§ **INFORMATION PROVIDED**:

#####

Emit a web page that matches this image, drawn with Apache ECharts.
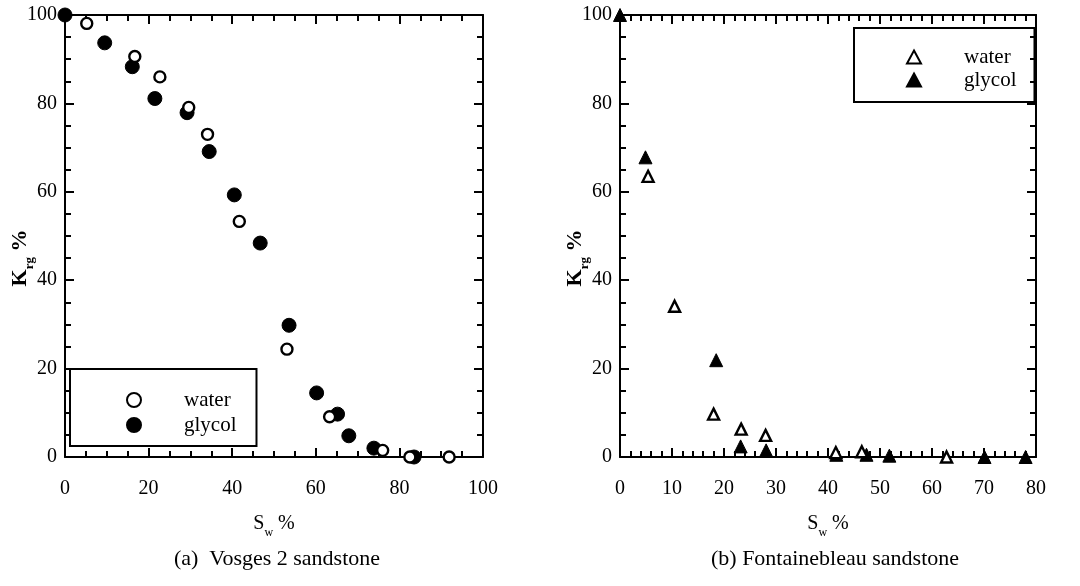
<!DOCTYPE html>
<html>
<head>
<meta charset="utf-8">
<script src="https://cdn.jsdelivr.net/npm/echarts@6/dist/echarts.min.js"></script>
<style>
  html, body { margin: 0; padding: 0; background: #fff; }
  #chart { width: 1080px; height: 586px; }
</style>
</head>
<body>
<div id="chart"></div>
<script>
// (a) Vosges 2 sandstone : [Sw %, Krg %]
var vosgesWater = [
  [5.2, 98.1], [16.7, 90.6], [22.7, 86.0], [29.6, 79.1], [34.1, 73.0],
  [41.7, 53.3], [53.1, 24.4], [63.3, 9.1], [76.0, 1.5], [82.5, 0], [91.9, 0]
];
var vosgesGlycol = [
  [0, 100], [9.5, 93.7], [16.1, 88.3], [21.5, 81.1], [29.2, 77.9], [34.5, 69.1],
  [40.5, 59.3], [46.7, 48.4], [53.6, 29.8], [60.2, 14.5], [65.2, 9.7], [67.9, 4.8],
  [73.9, 2.0], [83.5, 0]
];
// (b) Fontainebleau sandstone
var fontWater = [
  [5.4, 63.5], [10.5, 34.1], [18.0, 9.7], [23.3, 6.3], [28.0, 4.9],
  [41.5, 1.0], [46.5, 1.2], [62.8, 0]
];
var fontGlycol = [
  [0, 100], [4.9, 67.8], [18.5, 21.9], [23.2, 2.4], [28.1, 1.5],
  [41.6, 0.5], [47.4, 0.5], [51.8, 0.3], [70.1, 0], [78.0, 0]
];
var captions = ["(a)  Vosges 2 sandstone", "(b) Fontainebleau sandstone"];

var font = "Liberation Serif";
var myChart = echarts.init(document.getElementById("chart"));

function xAx(grid, max, interval, split, pos) {
  return {
    type: "value", gridIndex: grid, min: 0, max: max, interval: interval, position: pos,
    axisLine: { show: true, onZero: false, lineStyle: { color: "#000", width: 2 } },
    axisTick: { show: true, inside: true, length: 9, lineStyle: { color: "#000", width: 2 } },
    minorTick: { show: true, splitNumber: split, length: 6, lineStyle: { color: "#000", width: 2 } },
    splitLine: { show: false },
    axisLabel: { show: pos === "bottom", margin: 22, color: "#000", fontFamily: font, fontSize: 20 },
    name: pos === "bottom" ? "S{sub|w} %" : "",
    nameLocation: "middle", nameGap: 52,
    nameTextStyle: {
      color: "#000", fontFamily: font, fontSize: 20, lineHeight: 30,
      rich: { sub: { fontSize: 12, fontFamily: font, verticalAlign: "bottom", lineHeight: 12 } }
    }
  };
}
function yAx(grid, pos) {
  return {
    type: "value", gridIndex: grid, min: 0, max: 100, interval: 20, position: pos,
    axisLine: { show: true, onZero: false, lineStyle: { color: "#000", width: 2 } },
    axisTick: { show: true, inside: true, length: 9, lineStyle: { color: "#000", width: 2 } },
    minorTick: { show: true, splitNumber: 4, length: 6, lineStyle: { color: "#000", width: 2 } },
    splitLine: { show: false },
    axisLabel: { show: pos === "left", margin: 8, color: "#000", fontFamily: font, fontSize: 20 },
    name: pos === "left" ? "K{sub|rg} %{sp| }" : "",
    nameLocation: "middle", nameGap: 29, nameRotate: 90, nameMoveOverlap: false,
    nameTextStyle: {
      color: "#000", fontFamily: font, fontSize: 22, fontWeight: "bold", lineHeight: 32,
      rich: {
        sub: { fontSize: 13, fontFamily: font, fontWeight: "bold", verticalAlign: "bottom", lineHeight: 13 },
        sp: { width: 44 }
      }
    }
  };
}

var openStyle = { color: "#fff", borderColor: "#000", borderWidth: 2.4, opacity: 1 };
var fillStyle = { color: "#000", borderColor: "#000", borderWidth: 1, opacity: 1 };

var option = {
  animation: false,
  backgroundColor: "#fff",
  title: [
    { text: captions[0], left: 272, top: 543, textAlign: "center",
      textStyle: { color: "#000", fontFamily: font, fontSize: 22, fontWeight: "normal" } },
    { text: captions[1], left: 830, top: 543, textAlign: "center",
      textStyle: { color: "#000", fontFamily: font, fontSize: 22, fontWeight: "normal" } }
  ],
  legend: [
    { data: ["water (a)", "glycol (a)"], orient: "vertical", left: 70, top: 369,
      formatter: function (n) { return n.split(" ")[0]; },
      itemWidth: 14, itemHeight: 14, itemGap: 3,
      padding: [20, 20, 10, 56], borderColor: "#000", borderWidth: 2,
      textStyle: { color: "#000", fontFamily: font, fontSize: 21, lineHeight: 22, padding: [0, 0, 0, 38] } },
    { data: ["water (b)", "glycol (b)"], orient: "vertical", left: 854, top: 28,
      formatter: function (n) { return n.split(" ")[0]; },
      itemWidth: 14, itemHeight: 13, itemGap: 1,
      padding: [18, 18, 11, 52], borderColor: "#000", borderWidth: 2,
      textStyle: { color: "#000", fontFamily: font, fontSize: 21, lineHeight: 22, padding: [0, 0, 0, 38] } }
  ],
  grid: [
    { left: 65, top: 15, width: 418, height: 442, outerBoundsMode: "none", containLabel: false },
    { left: 620, top: 15, width: 416, height: 442, outerBoundsMode: "none", containLabel: false }
  ],
  xAxis: [
    xAx(0, 100, 20, 4, "bottom"), xAx(0, 100, 20, 4, "top"),
    xAx(1, 80, 10, 5, "bottom"), xAx(1, 80, 10, 5, "top")
  ],
  yAxis: [
    yAx(0, "left"), yAx(0, "right"),
    yAx(1, "left"), yAx(1, "right")
  ],
  series: [
    { name: "water (a)", type: "scatter", xAxisIndex: 0, yAxisIndex: 0, symbol: "circle",
      symbolSize: 11, itemStyle: openStyle, data: vosgesWater, z: 3 },
    { name: "glycol (a)", type: "scatter", xAxisIndex: 0, yAxisIndex: 0, symbol: "circle",
      symbolSize: 14, itemStyle: fillStyle, data: vosgesGlycol, z: 2 },
    { name: "water (b)", type: "scatter", xAxisIndex: 2, yAxisIndex: 2, symbol: "triangle",
      symbolSize: 11, itemStyle: openStyle, data: fontWater, z: 3 },
    { name: "glycol (b)", type: "scatter", xAxisIndex: 2, yAxisIndex: 2, symbol: "triangle",
      symbolSize: 13, itemStyle: fillStyle, data: fontGlycol, z: 2 }
  ]
};
myChart.setOption(option);
</script>
</body>
</html>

#####

§ **AIM OF THE EXERCISE**:
Set down the material exactly, every line of it, except for the pictures.

§ **REPLY TO THE TASK**:
Emit a web page that matches this image, drawn with Apache ECharts.
<!DOCTYPE html>
<html>
<head>
<meta charset="utf-8">
<script src="https://cdn.jsdelivr.net/npm/echarts@6/dist/echarts.min.js"></script>
<style>
  html, body { margin: 0; padding: 0; background: #fff; }
  #chart { width: 1080px; height: 586px; }
</style>
</head>
<body>
<div id="chart"></div>
<script>
// (a) Vosges 2 sandstone : [Sw %, Krg %]
var vosgesWater = [
  [5.2, 98.1], [16.7, 90.6], [22.7, 86.0], [29.6, 79.1], [34.1, 73.0],
  [41.7, 53.3], [53.1, 24.4], [63.3, 9.1], [76.0, 1.5], [82.5, 0], [91.9, 0]
];
var vosgesGlycol = [
  [0, 100], [9.5, 93.7], [16.1, 88.3], [21.5, 81.1], [29.2, 77.9], [34.5, 69.1],
  [40.5, 59.3], [46.7, 48.4], [53.6, 29.8], [60.2, 14.5], [65.2, 9.7], [67.9, 4.8],
  [73.9, 2.0], [83.5, 0]
];
// (b) Fontainebleau sandstone
var fontWater = [
  [5.4, 63.5], [10.5, 34.1], [18.0, 9.7], [23.3, 6.3], [28.0, 4.9],
  [41.5, 1.0], [46.5, 1.2], [62.8, 0]
];
var fontGlycol = [
  [0, 100], [4.9, 67.8], [18.5, 21.9], [23.2, 2.4], [28.1, 1.5],
  [41.6, 0.5], [47.4, 0.5], [51.8, 0.3], [70.1, 0], [78.0, 0]
];
var captions = ["(a)  Vosges 2 sandstone", "(b) Fontainebleau sandstone"];

var font = "Liberation Serif";
var myChart = echarts.init(document.getElementById("chart"));

function xAx(grid, max, interval, split, pos) {
  return {
    type: "value", gridIndex: grid, min: 0, max: max, interval: interval, position: pos,
    axisLine: { show: true, onZero: false, lineStyle: { color: "#000", width: 2 } },
    axisTick: { show: true, inside: true, length: 9, lineStyle: { color: "#000", width: 2 } },
    minorTick: { show: true, splitNumber: split, length: 6, lineStyle: { color: "#000", width: 2 } },
    splitLine: { show: false },
    axisLabel: { show: pos === "bottom", margin: 22, color: "#000", fontFamily: font, fontSize: 20 },
    name: pos === "bottom" ? "S{sub|w} %" : "",
    nameLocation: "middle", nameGap: 52,
    nameTextStyle: {
      color: "#000", fontFamily: font, fontSize: 20, lineHeight: 30,
      rich: { sub: { fontSize: 12, fontFamily: font, verticalAlign: "bottom", lineHeight: 12 } }
    }
  };
}
function yAx(grid, pos) {
  return {
    type: "value", gridIndex: grid, min: 0, max: 100, interval: 20, position: pos,
    axisLine: { show: true, onZero: false, lineStyle: { color: "#000", width: 2 } },
    axisTick: { show: true, inside: true, length: 9, lineStyle: { color: "#000", width: 2 } },
    minorTick: { show: true, splitNumber: 4, length: 6, lineStyle: { color: "#000", width: 2 } },
    splitLine: { show: false },
    axisLabel: { show: pos === "left", margin: 8, color: "#000", fontFamily: font, fontSize: 20 },
    name: pos === "left" ? "K{sub|rg} %{sp| }" : "",
    nameLocation: "middle", nameGap: 29, nameRotate: 90, nameMoveOverlap: false,
    nameTextStyle: {
      color: "#000", fontFamily: font, fontSize: 22, fontWeight: "bold", lineHeight: 32,
      rich: {
        sub: { fontSize: 13, fontFamily: font, fontWeight: "bold", verticalAlign: "bottom", lineHeight: 13 },
        sp: { width: 44 }
      }
    }
  };
}

var openStyle = { color: "#fff", borderColor: "#000", borderWidth: 2.4, opacity: 1 };
var fillStyle = { color: "#000", borderColor: "#000", borderWidth: 1, opacity: 1 };

var option = {
  animation: false,
  backgroundColor: "#fff",
  title: [
    { text: captions[0], left: 272, top: 543, textAlign: "center",
      textStyle: { color: "#000", fontFamily: font, fontSize: 22, fontWeight: "normal" } },
    { text: captions[1], left: 830, top: 543, textAlign: "center",
      textStyle: { color: "#000", fontFamily: font, fontSize: 22, fontWeight: "normal" } }
  ],
  legend: [
    { data: ["water (a)", "glycol (a)"], orient: "vertical", left: 70, top: 369,
      formatter: function (n) { return n.split(" ")[0]; },
      itemWidth: 14, itemHeight: 14, itemGap: 3,
      padding: [20, 20, 10, 56], borderColor: "#000", borderWidth: 2,
      textStyle: { color: "#000", fontFamily: font, fontSize: 21, lineHeight: 22, padding: [0, 0, 0, 38] } },
    { data: ["water (b)", "glycol (b)"], orient: "vertical", left: 854, top: 28,
      formatter: function (n) { return n.split(" ")[0]; },
      itemWidth: 14, itemHeight: 13, itemGap: 1,
      padding: [18, 18, 11, 52], borderColor: "#000", borderWidth: 2,
      textStyle: { color: "#000", fontFamily: font, fontSize: 21, lineHeight: 22, padding: [0, 0, 0, 38] } }
  ],
  grid: [
    { left: 65, top: 15, width: 418, height: 442, outerBoundsMode: "none", containLabel: false },
    { left: 620, top: 15, width: 416, height: 442, outerBoundsMode: "none", containLabel: false }
  ],
  xAxis: [
    xAx(0, 100, 20, 4, "bottom"), xAx(0, 100, 20, 4, "top"),
    xAx(1, 80, 10, 5, "bottom"), xAx(1, 80, 10, 5, "top")
  ],
  yAxis: [
    yAx(0, "left"), yAx(0, "right"),
    yAx(1, "left"), yAx(1, "right")
  ],
  series: [
    { name: "water (a)", type: "scatter", xAxisIndex: 0, yAxisIndex: 0, symbol: "circle",
      symbolSize: 11, itemStyle: openStyle, data: vosgesWater, z: 3 },
    { name: "glycol (a)", type: "scatter", xAxisIndex: 0, yAxisIndex: 0, symbol: "circle",
      symbolSize: 14, itemStyle: fillStyle, data: vosgesGlycol, z: 2 },
    { name: "water (b)", type: "scatter", xAxisIndex: 2, yAxisIndex: 2, symbol: "triangle",
      symbolSize: 11, itemStyle: openStyle, data: fontWater, z: 3 },
    { name: "glycol (b)", type: "scatter", xAxisIndex: 2, yAxisIndex: 2, symbol: "triangle",
      symbolSize: 13, itemStyle: fillStyle, data: fontGlycol, z: 2 }
  ]
};
myChart.setOption(option);
</script>
</body>
</html>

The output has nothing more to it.